The long-term study, published online in the Journal of Neurology Neurosurgery and Psychiatry, reveals that the findings remained “statistically significant” even after factoring in childhood cognitive ability, household income, and education. The team wanted to know if physical activity might be most beneficial in specific “sensitive” periods during the course of someone’s life, or across multiple time periods.
Only 1 in 6 are active throughout life
Researchers examined the strength of links between a series of cognitive tests at age 69 and that person’s reported leisure time activity at the ages of 36, 43, 53, 60 to 64, and 69 among more than 1,400 British men and women. These participants all took part in the 1946 British birth cohort study. The team categorized physical activity levels as inactive, moderately active (1 to 4 times a month), most active (5 or more times per month), and then summed up all five assessments to create a total score ranging from zero (inactive at all ages) to five (active at all ages).
Results show one in nine participants (11%) were physically inactive at all five time points in their lives, 17 percent were active during one time period, 20 percent were active during two or three, 17 percent were active during four age periods, and 15 percent were still active during all five.
The team then assessed cognitive performance at age 69 using a test that analyzes attention and orientation, verbal fluency, memory, and language. They also tested verbal memory — using a word learning test — and processing speed. Study authors made sure to factor in associations with a heightened risk of cognitive decline, including cardiovascular and mental health and carrying the APOE-ε4 gene.
Staying active throughout life reaps the greatest benefits
Overall, study authors find that being physically active at all five time points in time leads to higher cognitive performance, verbal memory, and processing speed at the age of 69. The team adds that the effect is similar across all adult ages, and for those who are moderately and most physically active, “suggesting that being physically active at any time in adulthood, even if participating as little as once per month, is linked with higher cognition.”

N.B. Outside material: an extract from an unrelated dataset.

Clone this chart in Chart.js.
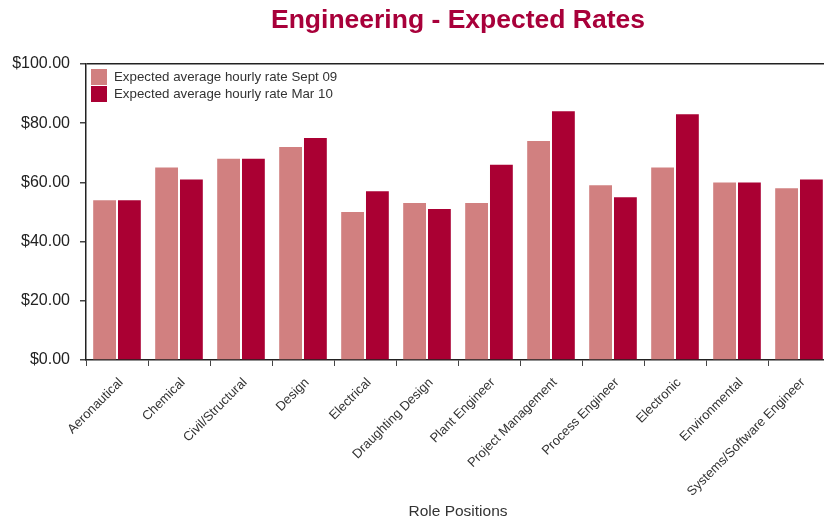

The UCL notes the strongest association appears among people with sustained cumulative physical activity and later life cognition, as well as those who were most physically active at all ages. The positive association between cumulative physical activity and later life cognitive performance may also have a connection to childhood cognition, socioeconomic position, and education, the team says.
“Together, these results suggest that the initiation and maintenance of physical activity across adulthood may be more important than the timing…. or the frequency of physical activity at a specific period,” the researchers write in a media release.

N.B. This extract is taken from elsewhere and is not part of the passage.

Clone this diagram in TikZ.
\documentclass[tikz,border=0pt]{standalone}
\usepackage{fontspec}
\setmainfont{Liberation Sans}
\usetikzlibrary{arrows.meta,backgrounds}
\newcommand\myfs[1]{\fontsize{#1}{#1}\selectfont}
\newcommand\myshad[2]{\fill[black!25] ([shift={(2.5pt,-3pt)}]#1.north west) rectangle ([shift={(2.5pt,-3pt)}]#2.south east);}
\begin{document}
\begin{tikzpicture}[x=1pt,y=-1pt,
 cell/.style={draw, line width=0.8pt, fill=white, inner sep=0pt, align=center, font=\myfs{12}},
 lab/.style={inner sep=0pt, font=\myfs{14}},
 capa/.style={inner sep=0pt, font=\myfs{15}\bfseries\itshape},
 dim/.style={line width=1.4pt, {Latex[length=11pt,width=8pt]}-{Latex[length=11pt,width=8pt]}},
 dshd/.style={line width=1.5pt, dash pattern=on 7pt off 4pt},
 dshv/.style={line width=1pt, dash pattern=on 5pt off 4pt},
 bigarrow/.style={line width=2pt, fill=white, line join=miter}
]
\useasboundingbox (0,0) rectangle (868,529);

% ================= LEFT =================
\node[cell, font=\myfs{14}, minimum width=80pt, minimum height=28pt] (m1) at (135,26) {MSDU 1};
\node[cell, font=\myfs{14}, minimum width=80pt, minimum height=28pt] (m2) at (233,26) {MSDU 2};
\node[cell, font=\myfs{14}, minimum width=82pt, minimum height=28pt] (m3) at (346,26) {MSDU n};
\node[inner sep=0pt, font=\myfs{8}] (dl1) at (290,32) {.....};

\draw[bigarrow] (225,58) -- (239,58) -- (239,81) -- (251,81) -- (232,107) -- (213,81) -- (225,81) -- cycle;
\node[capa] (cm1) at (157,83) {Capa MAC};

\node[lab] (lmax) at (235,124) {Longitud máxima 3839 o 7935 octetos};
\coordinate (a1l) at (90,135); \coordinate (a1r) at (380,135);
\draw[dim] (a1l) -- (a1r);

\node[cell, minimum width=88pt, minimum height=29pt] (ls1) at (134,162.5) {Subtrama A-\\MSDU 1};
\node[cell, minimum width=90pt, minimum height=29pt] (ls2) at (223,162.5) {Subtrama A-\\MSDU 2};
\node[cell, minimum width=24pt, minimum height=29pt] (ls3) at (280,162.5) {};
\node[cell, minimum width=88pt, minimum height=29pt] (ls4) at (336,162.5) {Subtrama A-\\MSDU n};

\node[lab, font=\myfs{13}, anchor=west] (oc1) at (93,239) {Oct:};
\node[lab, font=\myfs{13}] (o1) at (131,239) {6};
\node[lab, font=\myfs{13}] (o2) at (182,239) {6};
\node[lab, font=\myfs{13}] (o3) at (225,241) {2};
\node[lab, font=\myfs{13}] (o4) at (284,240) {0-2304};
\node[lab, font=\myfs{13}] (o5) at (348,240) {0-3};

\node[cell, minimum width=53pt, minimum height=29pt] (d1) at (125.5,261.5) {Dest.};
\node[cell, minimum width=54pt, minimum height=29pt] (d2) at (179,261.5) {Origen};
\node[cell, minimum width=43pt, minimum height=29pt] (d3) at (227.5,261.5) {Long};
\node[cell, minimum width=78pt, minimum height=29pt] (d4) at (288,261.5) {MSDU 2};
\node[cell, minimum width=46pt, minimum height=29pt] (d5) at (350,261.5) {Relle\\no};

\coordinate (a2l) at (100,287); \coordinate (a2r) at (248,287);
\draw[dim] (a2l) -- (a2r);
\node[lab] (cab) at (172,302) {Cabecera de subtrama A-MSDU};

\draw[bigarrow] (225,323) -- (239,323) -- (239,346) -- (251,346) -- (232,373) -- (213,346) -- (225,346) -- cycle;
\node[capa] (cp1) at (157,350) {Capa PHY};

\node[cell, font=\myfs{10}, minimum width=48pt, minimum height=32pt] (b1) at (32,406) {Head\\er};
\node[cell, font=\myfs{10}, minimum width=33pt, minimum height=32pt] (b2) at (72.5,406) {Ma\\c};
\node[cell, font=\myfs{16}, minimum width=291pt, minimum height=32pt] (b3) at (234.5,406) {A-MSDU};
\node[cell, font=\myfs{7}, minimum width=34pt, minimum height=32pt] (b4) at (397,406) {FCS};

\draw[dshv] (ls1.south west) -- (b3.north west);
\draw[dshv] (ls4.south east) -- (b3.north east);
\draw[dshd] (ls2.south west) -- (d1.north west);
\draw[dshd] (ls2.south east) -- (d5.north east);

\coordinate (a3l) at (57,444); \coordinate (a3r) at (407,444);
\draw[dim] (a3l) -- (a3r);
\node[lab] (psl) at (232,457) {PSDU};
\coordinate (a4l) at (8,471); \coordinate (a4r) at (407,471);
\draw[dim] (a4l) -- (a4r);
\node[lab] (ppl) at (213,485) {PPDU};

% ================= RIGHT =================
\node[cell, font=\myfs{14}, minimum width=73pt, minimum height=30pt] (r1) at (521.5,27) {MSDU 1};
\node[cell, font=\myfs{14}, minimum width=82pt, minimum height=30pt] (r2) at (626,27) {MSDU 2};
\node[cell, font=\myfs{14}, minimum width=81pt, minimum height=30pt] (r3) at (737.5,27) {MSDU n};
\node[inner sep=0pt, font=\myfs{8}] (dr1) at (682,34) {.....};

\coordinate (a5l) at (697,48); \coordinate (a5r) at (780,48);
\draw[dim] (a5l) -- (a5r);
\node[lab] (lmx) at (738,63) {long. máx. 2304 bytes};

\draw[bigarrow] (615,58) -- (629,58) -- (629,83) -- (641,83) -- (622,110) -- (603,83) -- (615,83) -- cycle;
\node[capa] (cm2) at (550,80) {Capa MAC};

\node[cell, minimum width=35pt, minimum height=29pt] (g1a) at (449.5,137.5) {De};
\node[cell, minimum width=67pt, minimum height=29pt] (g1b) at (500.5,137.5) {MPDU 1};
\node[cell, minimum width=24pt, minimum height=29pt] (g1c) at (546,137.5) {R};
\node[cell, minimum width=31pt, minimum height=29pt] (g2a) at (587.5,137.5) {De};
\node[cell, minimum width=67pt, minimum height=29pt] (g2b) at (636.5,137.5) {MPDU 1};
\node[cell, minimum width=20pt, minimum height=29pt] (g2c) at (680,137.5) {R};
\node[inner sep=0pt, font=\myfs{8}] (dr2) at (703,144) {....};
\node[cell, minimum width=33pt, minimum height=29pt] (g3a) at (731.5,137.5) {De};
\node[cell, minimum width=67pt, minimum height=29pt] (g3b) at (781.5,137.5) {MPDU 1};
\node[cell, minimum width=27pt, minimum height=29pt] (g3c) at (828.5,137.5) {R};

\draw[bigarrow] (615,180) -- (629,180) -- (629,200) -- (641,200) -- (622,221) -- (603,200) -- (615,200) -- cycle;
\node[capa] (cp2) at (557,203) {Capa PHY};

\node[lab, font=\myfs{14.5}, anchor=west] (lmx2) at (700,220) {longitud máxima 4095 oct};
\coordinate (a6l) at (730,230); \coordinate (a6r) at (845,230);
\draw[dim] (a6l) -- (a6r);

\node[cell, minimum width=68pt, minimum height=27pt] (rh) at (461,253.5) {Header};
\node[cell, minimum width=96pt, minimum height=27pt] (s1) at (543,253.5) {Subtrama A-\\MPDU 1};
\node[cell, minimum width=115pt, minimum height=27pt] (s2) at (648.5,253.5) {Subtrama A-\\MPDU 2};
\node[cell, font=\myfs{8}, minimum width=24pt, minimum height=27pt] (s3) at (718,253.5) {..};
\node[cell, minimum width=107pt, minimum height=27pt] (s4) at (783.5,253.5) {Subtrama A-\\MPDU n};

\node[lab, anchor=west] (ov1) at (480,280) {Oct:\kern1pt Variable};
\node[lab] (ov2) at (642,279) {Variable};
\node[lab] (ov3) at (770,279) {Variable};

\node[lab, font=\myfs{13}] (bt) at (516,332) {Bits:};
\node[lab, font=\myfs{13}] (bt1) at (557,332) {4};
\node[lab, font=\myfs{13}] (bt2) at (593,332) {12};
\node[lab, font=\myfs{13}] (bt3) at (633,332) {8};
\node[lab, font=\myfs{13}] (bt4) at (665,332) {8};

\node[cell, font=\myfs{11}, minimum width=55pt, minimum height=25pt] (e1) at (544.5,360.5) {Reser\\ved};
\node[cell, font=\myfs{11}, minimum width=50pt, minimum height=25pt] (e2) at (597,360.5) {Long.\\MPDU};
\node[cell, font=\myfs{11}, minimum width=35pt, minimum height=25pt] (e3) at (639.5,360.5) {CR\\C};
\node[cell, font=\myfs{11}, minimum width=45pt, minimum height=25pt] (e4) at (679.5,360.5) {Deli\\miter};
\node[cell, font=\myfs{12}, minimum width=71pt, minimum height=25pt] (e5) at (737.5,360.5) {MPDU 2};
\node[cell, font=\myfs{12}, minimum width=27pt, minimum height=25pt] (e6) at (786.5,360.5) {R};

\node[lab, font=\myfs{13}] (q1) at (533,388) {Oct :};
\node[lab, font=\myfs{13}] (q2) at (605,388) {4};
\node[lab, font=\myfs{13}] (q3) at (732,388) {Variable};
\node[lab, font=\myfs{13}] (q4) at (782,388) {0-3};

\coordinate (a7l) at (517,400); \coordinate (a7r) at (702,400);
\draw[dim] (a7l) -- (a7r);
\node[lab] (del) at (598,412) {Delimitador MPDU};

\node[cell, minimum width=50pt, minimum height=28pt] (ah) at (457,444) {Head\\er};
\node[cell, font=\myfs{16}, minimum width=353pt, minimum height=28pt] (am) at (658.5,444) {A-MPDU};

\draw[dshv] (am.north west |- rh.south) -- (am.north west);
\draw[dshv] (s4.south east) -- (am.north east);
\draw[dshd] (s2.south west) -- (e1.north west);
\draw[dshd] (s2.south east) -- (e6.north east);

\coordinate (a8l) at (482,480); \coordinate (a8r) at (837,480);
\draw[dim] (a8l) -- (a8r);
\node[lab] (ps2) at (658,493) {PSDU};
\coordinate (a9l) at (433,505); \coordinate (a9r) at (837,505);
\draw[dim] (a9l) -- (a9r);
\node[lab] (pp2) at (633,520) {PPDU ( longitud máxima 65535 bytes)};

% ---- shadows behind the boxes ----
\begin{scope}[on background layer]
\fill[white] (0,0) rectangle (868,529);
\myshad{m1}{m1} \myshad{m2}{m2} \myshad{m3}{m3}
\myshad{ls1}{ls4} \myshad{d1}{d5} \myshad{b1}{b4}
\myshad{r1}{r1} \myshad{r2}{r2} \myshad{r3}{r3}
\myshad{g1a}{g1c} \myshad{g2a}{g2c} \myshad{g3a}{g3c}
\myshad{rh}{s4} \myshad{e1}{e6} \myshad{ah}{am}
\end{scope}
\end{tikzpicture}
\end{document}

The study authors note this was an observational study and, as such, can’t establish a definitive cause for this connection.
“Our findings support guidelines to recommend participation in any physical activity across adulthood and provide evidence that encouraging inactive adults to be more active at any time, and encouraging already active adults to maintain activity, could confer benefits on later life cognition.”
South West News Service writer Stephen Beech contributed to this report.